===== MATERIAL =====

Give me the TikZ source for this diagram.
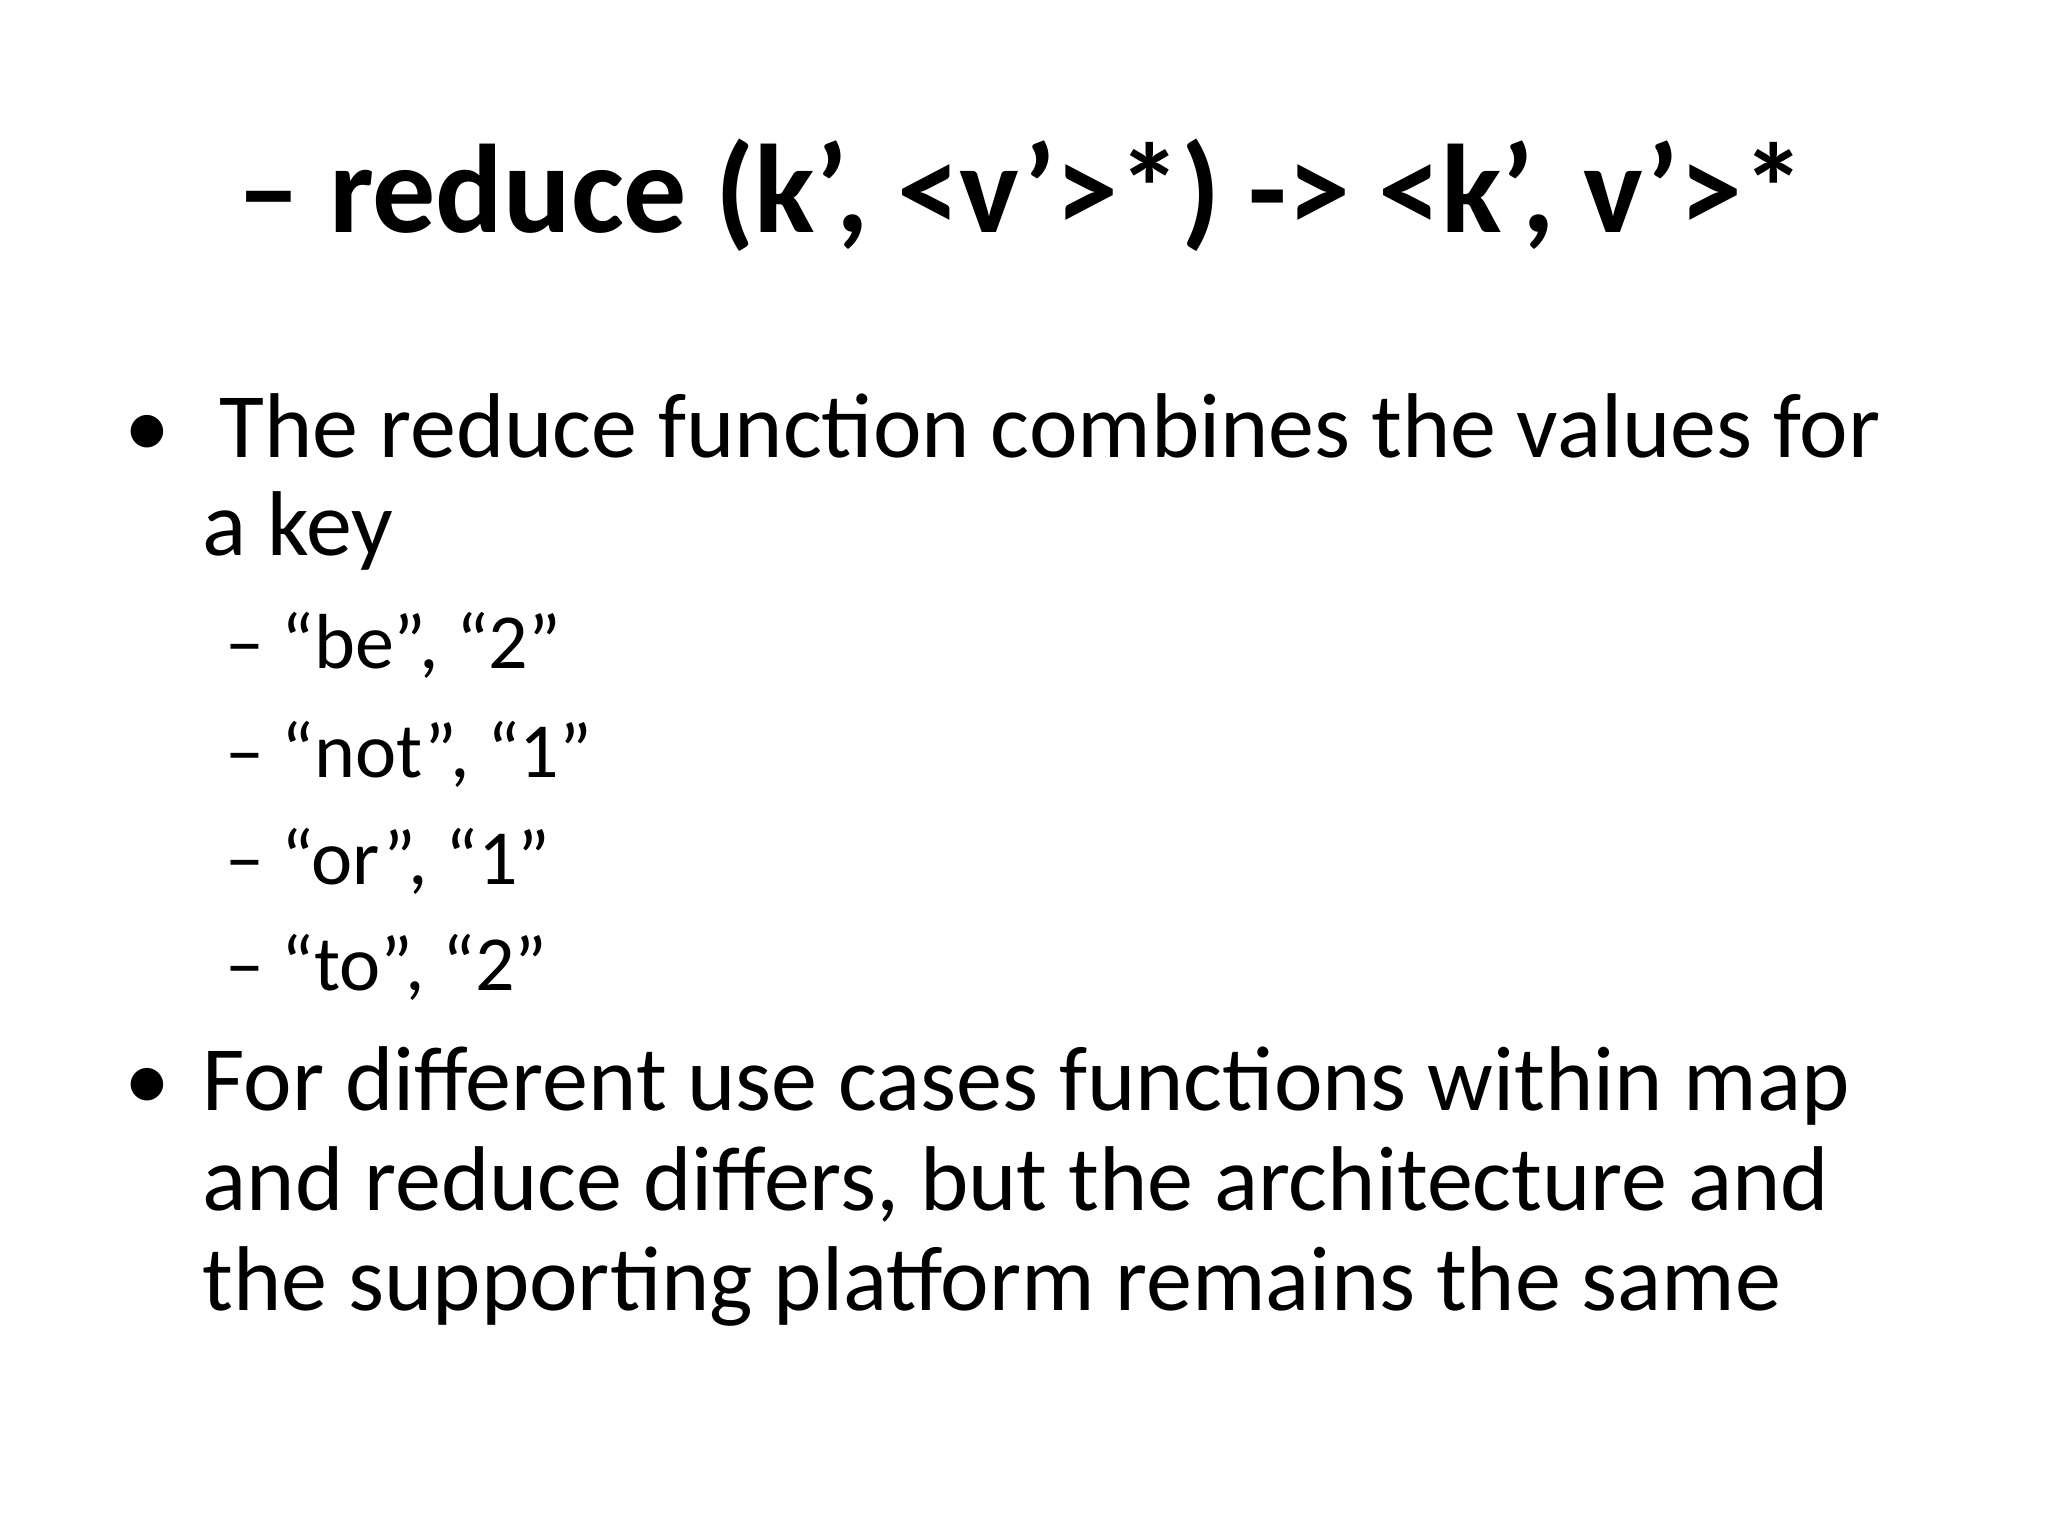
\documentclass[tikz,border=0pt]{standalone}
\usepackage{fontspec}
\setmainfont{Carlito}
\begin{document}
\begin{tikzpicture}[x=0.653pt,y=-0.653pt,
  t/.style={anchor=base west,inner sep=0pt,font=\fontsize{46}{50}\selectfont},
  s/.style={anchor=base west,inner sep=0pt,font=\fontsize{39}{44}\selectfont}]
\useasboundingbox[fill=white] (0,0) rectangle (1568,1176);
\node[anchor=base,inner sep=0pt,font=\fontsize{63}{70}\selectfont\bfseries] (title) at (782,178) {– reduce (k', <v'>*) -> <k', v'>*};
\node[t] (b1) at (95,350) {•};
\node[t] (l1) at (168,350) {The reduce function combines the values for};
\node[t] (l2) at (155,425) {a key};
\node[s] (s1) at (172,512) {– “be”, “2”};
\node[s] (s2) at (172,595) {– “not”, “1”};
\node[s] (s3) at (172,677) {– “or”, “1”};
\node[s] (s4) at (172,758) {– “to”, “2”};
\node[t] (b2) at (95,850) {•};
\node[t] (m1) at (155,850) {For different use cases functions within map};
\node[t] (m2) at (155,927) {and reduce differs, but the architecture and};
\node[t] (m3) at (155,1003) {the supporting platform remains the same};
\end{tikzpicture}
\end{document}
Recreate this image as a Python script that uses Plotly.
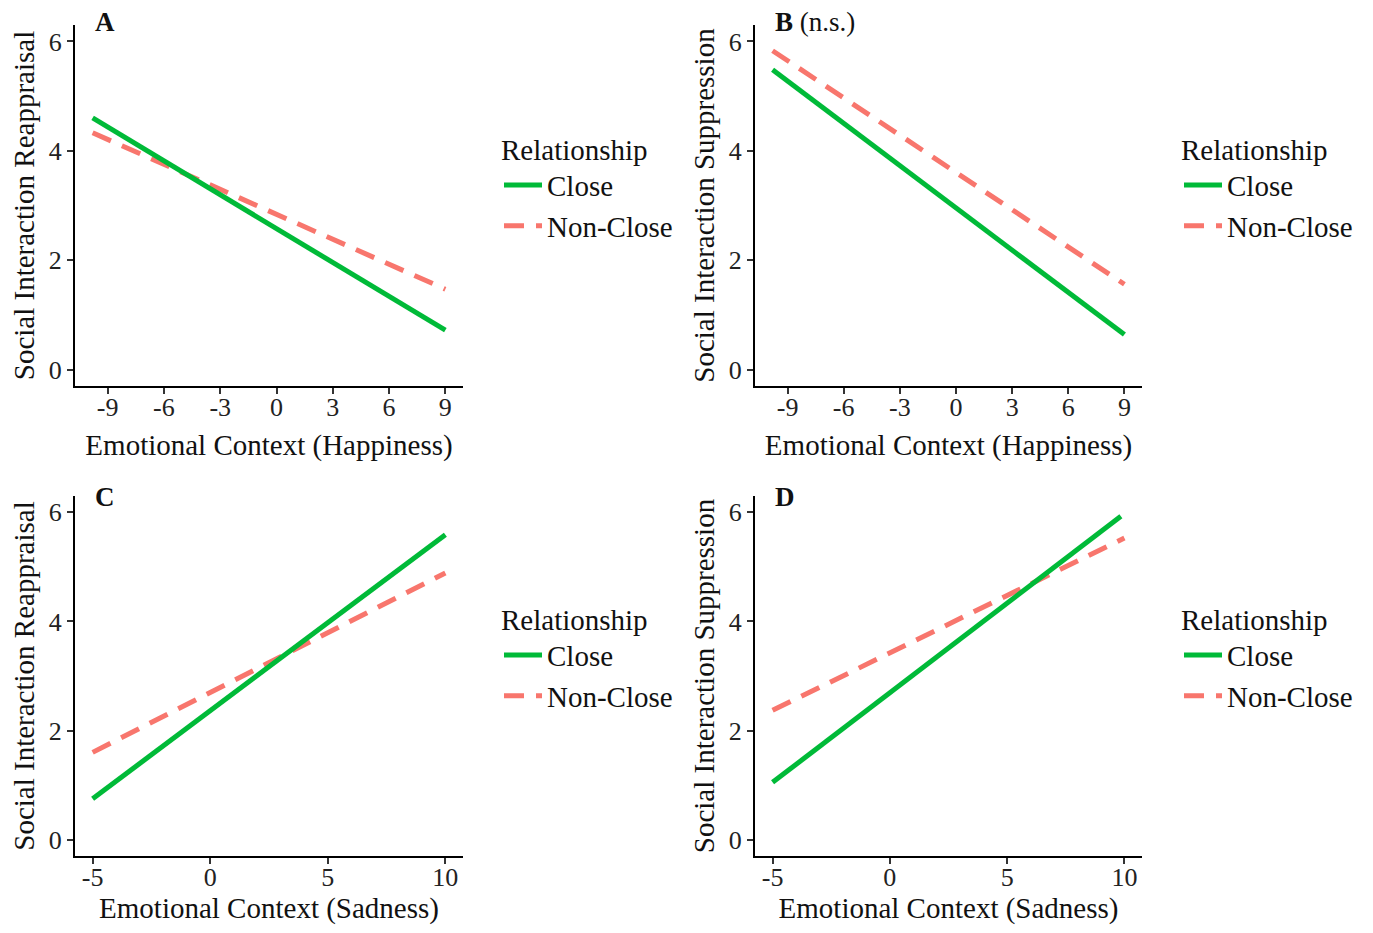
import plotly.graph_objects as go

# ---------------- data ----------------
happy_x = [-9.8, 9.0]
sad_x = [-5.0, 10.0]
sad_x_close_d = [-5.0, 9.85]

A_close = [4.60, 0.72]
A_nonclose = [4.33, 1.47]
B_close = [5.48, 0.64]
B_nonclose = [5.83, 1.56]
C_close = [0.75, 5.59]
C_nonclose = [1.60, 4.89]
D_close = [1.05, 5.93]
D_nonclose = [2.37, 5.53]

happy_ticks = [-9, -6, -3, 0, 3, 6, 9]
sad_ticks = [-5, 0, 5, 10]
y_ticks = [0, 2, 4, 6]

GREEN = "#00BA38"
PINK = "#F8766D"
FONT = "Liberation Serif"
OFF = 8  # default page body margin
W, H = 1373 - 2 * OFF, 933 - 2 * OFF

fig = go.Figure()

panels = [
    ("x", "y", happy_x, happy_x, A_close, A_nonclose, "legend"),
    ("x2", "y2", happy_x, happy_x, B_close, B_nonclose, "legend2"),
    ("x3", "y3", sad_x, sad_x, C_close, C_nonclose, "legend3"),
    ("x4", "y4", sad_x_close_d, sad_x, D_close, D_nonclose, "legend4"),
]
for xa, ya, xc, xn, yc, yn, lg in panels:
    fig.add_trace(go.Scatter(x=xn, y=yn, mode="lines", name="Non-Close",
                             line=dict(color=PINK, width=5, dash="20px,12px"),
                             xaxis=xa, yaxis=ya, legend=lg, legendrank=2,
                             legendgroup="nc"))
    fig.add_trace(go.Scatter(x=xc, y=yc, mode="lines", name="Close",
                             line=dict(color=GREEN, width=5),
                             xaxis=xa, yaxis=ya, legend=lg, legendrank=1,
                             legendgroup="c"))

def px(v):
    return (v - OFF) / W

def py(v):
    return 1 - (v - OFF) / H

left_dom = [px(75), px(463)]
right_dom = [px(755), px(1142)]
top_dom = [py(386), py(25)]
bot_dom = [py(856), py(496)]

axis_common = dict(showline=True, linecolor="black", linewidth=2,
                   ticks="outside", ticklen=6, tickwidth=2, tickcolor="#333",
                   showgrid=False, zeroline=False, automargin=False,
                   tickfont=dict(family=FONT, size=26, color="#222"))

xt_font = dict(family=FONT, size=29, color="#111")

def xaxis(dom, anchor, rng, ticks, title, so):
    d = dict(axis_common)
    d.update(domain=dom, anchor=anchor, range=rng, tickvals=ticks,
             ticktext=[str(t) for t in ticks], ticklabelstandoff=-9,
             title=dict(text=title, font=xt_font, standoff=so))
    return d

def yaxis(dom, anchor, title):
    d = dict(axis_common)
    d.update(domain=dom, anchor=anchor, range=[-0.3, 6.3], tickvals=y_ticks,
             title=dict(text=title, font=xt_font, standoff=6))
    return d

fig.update_layout(
    xaxis=xaxis(left_dom, "y", [-10.74, 9.94], happy_ticks, "Emotional Context (Happiness)", 13),
    yaxis=yaxis(top_dom, "x", "Social Interaction Reappraisal"),
    xaxis2=xaxis(right_dom, "y2", [-10.74, 9.94], happy_ticks, "Emotional Context (Happiness)", 13),
    yaxis2=yaxis(top_dom, "x2", "Social Interaction Suppression"),
    xaxis3=xaxis(left_dom, "y3", [-5.75, 10.75], sad_ticks, "Emotional Context (Sadness)", 20),
    yaxis3=yaxis(bot_dom, "x3", "Social Interaction Reappraisal"),
    xaxis4=xaxis(right_dom, "y4", [-5.75, 10.75], sad_ticks, "Emotional Context (Sadness)", 20),
    yaxis4=yaxis(bot_dom, "x4", "Social Interaction Suppression"),
)

leg_common = dict(font=dict(family=FONT, size=29, color="#111"),
                  title=dict(text="Relationship", font=dict(family=FONT, size=29, color="#111")),
                  bgcolor="rgba(0,0,0,0)", xanchor="left", yanchor="top",
                  tracegroupgap=11, itemwidth=38, traceorder="normal")
fig.update_layout(
    legend=dict(leg_common, x=px(499), y=py(122)),
    legend2=dict(leg_common, x=px(1179), y=py(122)),
    legend3=dict(leg_common, x=px(499), y=py(592)),
    legend4=dict(leg_common, x=px(1179), y=py(592)),
)

labels = [
    ("<b>A</b>", 93, 22),
    ("<b>B</b> (n.s.)", 773, 22),
    ("<b>C</b>", 93, 497),
    ("<b>D</b>", 773, 497),
]
for txt, lx, ly in labels:
    fig.add_annotation(text=txt, x=px(lx), y=py(ly), xref="paper", yref="paper",
                       xanchor="left", yanchor="middle", showarrow=False,
                       font=dict(family=FONT, size=27, color="#111"))

fig.update_layout(width=W, height=H, margin=dict(l=0, r=0, t=0, b=0),
                  paper_bgcolor="white", plot_bgcolor="white", showlegend=True)

fig.write_html("out.html")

=====

EXERCISE INSTRUCTIONS: Write out the entries again, exactly as given, skipping any images.

ANSWER IN FULL:
Give me the TikZ source for this diagram.
\documentclass[tikz,border=0pt]{standalone}
\usepackage{fontspec}
\setmainfont{Carlito}
\begin{document}
\begin{tikzpicture}[x=0.653pt,y=-0.653pt,
  t/.style={anchor=base west,inner sep=0pt,font=\fontsize{46}{50}\selectfont},
  s/.style={anchor=base west,inner sep=0pt,font=\fontsize{39}{44}\selectfont}]
\useasboundingbox[fill=white] (0,0) rectangle (1568,1176);
\node[anchor=base,inner sep=0pt,font=\fontsize{63}{70}\selectfont\bfseries] (title) at (782,178) {– reduce (k', <v'>*) -> <k', v'>*};
\node[t] (b1) at (95,350) {•};
\node[t] (l1) at (168,350) {The reduce function combines the values for};
\node[t] (l2) at (155,425) {a key};
\node[s] (s1) at (172,512) {– “be”, “2”};
\node[s] (s2) at (172,595) {– “not”, “1”};
\node[s] (s3) at (172,677) {– “or”, “1”};
\node[s] (s4) at (172,758) {– “to”, “2”};
\node[t] (b2) at (95,850) {•};
\node[t] (m1) at (155,850) {For different use cases functions within map};
\node[t] (m2) at (155,927) {and reduce differs, but the architecture and};
\node[t] (m3) at (155,1003) {the supporting platform remains the same};
\end{tikzpicture}
\end{document}
Recreate this image as a Python script that uses Plotly.
import plotly.graph_objects as go

# ---------------- data ----------------
happy_x = [-9.8, 9.0]
sad_x = [-5.0, 10.0]
sad_x_close_d = [-5.0, 9.85]

A_close = [4.60, 0.72]
A_nonclose = [4.33, 1.47]
B_close = [5.48, 0.64]
B_nonclose = [5.83, 1.56]
C_close = [0.75, 5.59]
C_nonclose = [1.60, 4.89]
D_close = [1.05, 5.93]
D_nonclose = [2.37, 5.53]

happy_ticks = [-9, -6, -3, 0, 3, 6, 9]
sad_ticks = [-5, 0, 5, 10]
y_ticks = [0, 2, 4, 6]

GREEN = "#00BA38"
PINK = "#F8766D"
FONT = "Liberation Serif"
OFF = 8  # default page body margin
W, H = 1373 - 2 * OFF, 933 - 2 * OFF

fig = go.Figure()

panels = [
    ("x", "y", happy_x, happy_x, A_close, A_nonclose, "legend"),
    ("x2", "y2", happy_x, happy_x, B_close, B_nonclose, "legend2"),
    ("x3", "y3", sad_x, sad_x, C_close, C_nonclose, "legend3"),
    ("x4", "y4", sad_x_close_d, sad_x, D_close, D_nonclose, "legend4"),
]
for xa, ya, xc, xn, yc, yn, lg in panels:
    fig.add_trace(go.Scatter(x=xn, y=yn, mode="lines", name="Non-Close",
                             line=dict(color=PINK, width=5, dash="20px,12px"),
                             xaxis=xa, yaxis=ya, legend=lg, legendrank=2,
                             legendgroup="nc"))
    fig.add_trace(go.Scatter(x=xc, y=yc, mode="lines", name="Close",
                             line=dict(color=GREEN, width=5),
                             xaxis=xa, yaxis=ya, legend=lg, legendrank=1,
                             legendgroup="c"))

def px(v):
    return (v - OFF) / W

def py(v):
    return 1 - (v - OFF) / H

left_dom = [px(75), px(463)]
right_dom = [px(755), px(1142)]
top_dom = [py(386), py(25)]
bot_dom = [py(856), py(496)]

axis_common = dict(showline=True, linecolor="black", linewidth=2,
                   ticks="outside", ticklen=6, tickwidth=2, tickcolor="#333",
                   showgrid=False, zeroline=False, automargin=False,
                   tickfont=dict(family=FONT, size=26, color="#222"))

xt_font = dict(family=FONT, size=29, color="#111")

def xaxis(dom, anchor, rng, ticks, title, so):
    d = dict(axis_common)
    d.update(domain=dom, anchor=anchor, range=rng, tickvals=ticks,
             ticktext=[str(t) for t in ticks], ticklabelstandoff=-9,
             title=dict(text=title, font=xt_font, standoff=so))
    return d

def yaxis(dom, anchor, title):
    d = dict(axis_common)
    d.update(domain=dom, anchor=anchor, range=[-0.3, 6.3], tickvals=y_ticks,
             title=dict(text=title, font=xt_font, standoff=6))
    return d

fig.update_layout(
    xaxis=xaxis(left_dom, "y", [-10.74, 9.94], happy_ticks, "Emotional Context (Happiness)", 13),
    yaxis=yaxis(top_dom, "x", "Social Interaction Reappraisal"),
    xaxis2=xaxis(right_dom, "y2", [-10.74, 9.94], happy_ticks, "Emotional Context (Happiness)", 13),
    yaxis2=yaxis(top_dom, "x2", "Social Interaction Suppression"),
    xaxis3=xaxis(left_dom, "y3", [-5.75, 10.75], sad_ticks, "Emotional Context (Sadness)", 20),
    yaxis3=yaxis(bot_dom, "x3", "Social Interaction Reappraisal"),
    xaxis4=xaxis(right_dom, "y4", [-5.75, 10.75], sad_ticks, "Emotional Context (Sadness)", 20),
    yaxis4=yaxis(bot_dom, "x4", "Social Interaction Suppression"),
)

leg_common = dict(font=dict(family=FONT, size=29, color="#111"),
                  title=dict(text="Relationship", font=dict(family=FONT, size=29, color="#111")),
                  bgcolor="rgba(0,0,0,0)", xanchor="left", yanchor="top",
                  tracegroupgap=11, itemwidth=38, traceorder="normal")
fig.update_layout(
    legend=dict(leg_common, x=px(499), y=py(122)),
    legend2=dict(leg_common, x=px(1179), y=py(122)),
    legend3=dict(leg_common, x=px(499), y=py(592)),
    legend4=dict(leg_common, x=px(1179), y=py(592)),
)

labels = [
    ("<b>A</b>", 93, 22),
    ("<b>B</b> (n.s.)", 773, 22),
    ("<b>C</b>", 93, 497),
    ("<b>D</b>", 773, 497),
]
for txt, lx, ly in labels:
    fig.add_annotation(text=txt, x=px(lx), y=py(ly), xref="paper", yref="paper",
                       xanchor="left", yanchor="middle", showarrow=False,
                       font=dict(family=FONT, size=27, color="#111"))

fig.update_layout(width=W, height=H, margin=dict(l=0, r=0, t=0, b=0),
                  paper_bgcolor="white", plot_bgcolor="white", showlegend=True)

fig.write_html("out.html")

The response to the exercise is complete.